Image of UK model Nyome Nicholas-Williams among those used in government poster celebrating diversity of women’s bodies
The artist behind a Spanish government poster encouraging women of all shapes and sizes to be proud of their bodies has apologised for failing to seek the permission of the models who inspired the work.
On Wednesday, the Women’s Institute – part of Spain’s equality ministry – launched a campaign called “Summer is ours too”. The accompanying poster, designed by the artist Arte Mapache, shows five women of different body types, ages and ethnicities. It also shows a topless woman who has had a mastectomy.
“The campaign is intended as a response to fatphobia, hatred and the questioning of non-normative bodies – particularly those of women, something that’s most prevalent in the summertime,” the Women’s Institute said earlier this week.
Despite the positive message of the campaign, social media users soon noticed some of the women in the poster bore a very close resemblance to real models.
On Thursday, Arte Mapache issued a public apology for using the models’ likenesses without their permission, and for using a typeface that she had understood to be free.
“Given the – justified – controversy over the image rights in the illustration, I have decided that the best way to make amends for the damages that may have resulted from my actions is to share out the money I received for the work and give equal parts to the people in the poster,” the artist said.
Arte Mapache said she had never intended to “abuse” the models’ images, and had only sought to demonstrate how great an inspiration they had been.
The artist also said reports that the commission was worth €84,000 (£70,500) were false, and that the fee had been €4,490.
The British model Nyome Nicholas-Williams said she had no idea the image had been used until an Instagram follower sent her a news story about the poster.
“It was nice to see the image initially but then I saw that it was for a campaign and I then felt annoyed as I hadn’t been asked to even be a part of this,” she told the Guardian.
Nicholas-Williams said while it was good to know that she had inspired the artist, she would have appreciated being approached about the use of her image – and being paid for it. A photoshoot in Spain, she added, would have been even better.

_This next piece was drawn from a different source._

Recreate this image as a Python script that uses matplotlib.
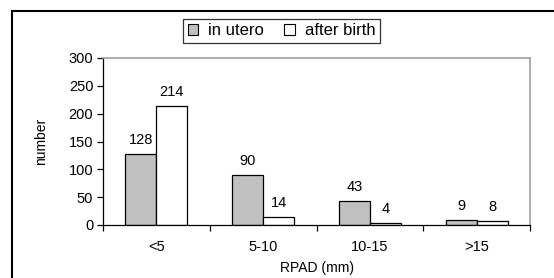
import numpy as np
import matplotlib
matplotlib.use("Agg")
import matplotlib.pyplot as plt
from matplotlib.patches import Rectangle, Patch

# data
categories = ["<5", "5-10", "10-15", ">15"]
in_utero = [128, 90, 43, 9]
after_birth = [214, 14, 4, 8]
series_names = ["in utero", "after birth"]

plt.rcParams['font.family'] = ['Liberation Sans', 'DejaVu Sans']

fig = plt.figure(figsize=(5.54, 2.78), dpi=100)
ax = fig.add_axes([103 / 554, 53 / 278, 427 / 554, 167 / 278])

x = np.arange(len(categories))
w = 0.29
b1 = ax.bar(x - w / 2, in_utero, w, color="#c0c0c0", edgecolor="black", linewidth=0.9)
b2 = ax.bar(x + w / 2, after_birth, w, color="white", edgecolor="black", linewidth=0.9)

# value labels
for bars, vals in ((b1, in_utero), (b2, after_birth)):
    for r, v in zip(bars, vals):
        ax.annotate(str(v), (r.get_x() + r.get_width() / 2, v), xytext=(0, 5),
                    textcoords="offset points", ha="center", va="bottom", fontsize=10.5)

ax.set_xlim(-0.5, len(categories) - 0.5)
ax.set_ylim(0, 300)
ax.set_yticks(range(0, 301, 50))
ax.set_xticks(x)
ax.set_xticklabels(categories)
ax.set_xticks(np.arange(-0.5, len(categories)), minor=True)
ax.tick_params(axis="x", which="major", length=0, labelsize=10.5, pad=11)
ax.tick_params(axis="x", which="minor", length=4, direction="out", width=0.9)
ax.tick_params(axis="y", length=4, direction="out", labelsize=10.5, width=0.9, pad=3)

for s in ("top", "right"):
    ax.spines[s].set_color("#a0a0a0")
    ax.spines[s].set_linewidth(1.2)
for s in ("left", "bottom"):
    ax.spines[s].set_color("black")
    ax.spines[s].set_linewidth(0.9)

ax.set_ylabel("number", fontsize=10)
ax.yaxis.set_label_coords(-0.128, 0.5)
ax.set_xlabel("RPAD (mm)", fontsize=10)
ax.xaxis.set_label_coords(0.5, -0.215)

# legend
handles = [Patch(facecolor="#c0c0c0", edgecolor="black", linewidth=0.8),
           Patch(facecolor="white", edgecolor="black", linewidth=0.8)]
leg = fig.legend(handles, series_names, loc="center", bbox_to_anchor=(0.5085, 0.889),
                 ncol=2, fontsize=12, frameon=True, fancybox=False,
                 handlelength=0.65, handleheight=0.65, handletextpad=0.6,
                 columnspacing=1.2, borderpad=0.25, borderaxespad=0)
leg.get_frame().set_edgecolor("black")
leg.get_frame().set_linewidth(0.9)

# outer chart border (runs off the right and bottom edges)
top = 1 - 11 / 278
fig.patches.append(Rectangle((11.5 / 554, -0.05), 1.1, top + 0.05,
                             transform=fig.transFigure, fill=False,
                             edgecolor="black", linewidth=1.5, clip_on=False))

fig.savefig("out.png", dpi=100)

The model welcomed the artist’s apology and offer of a share of her fee, but said she would still like to have “a conversation on the importance of consent and asking people to use their images”.
A spokesperson for the Women’s Institute said it was aware of the issue and was in contact with the artist.
In a tweet, it thanked Arte Mapache for her “anti-fatphobic activism, for recognising the mistake in the illustration and for being open to listening to the women involved in the struggle against fatphobia and racism”.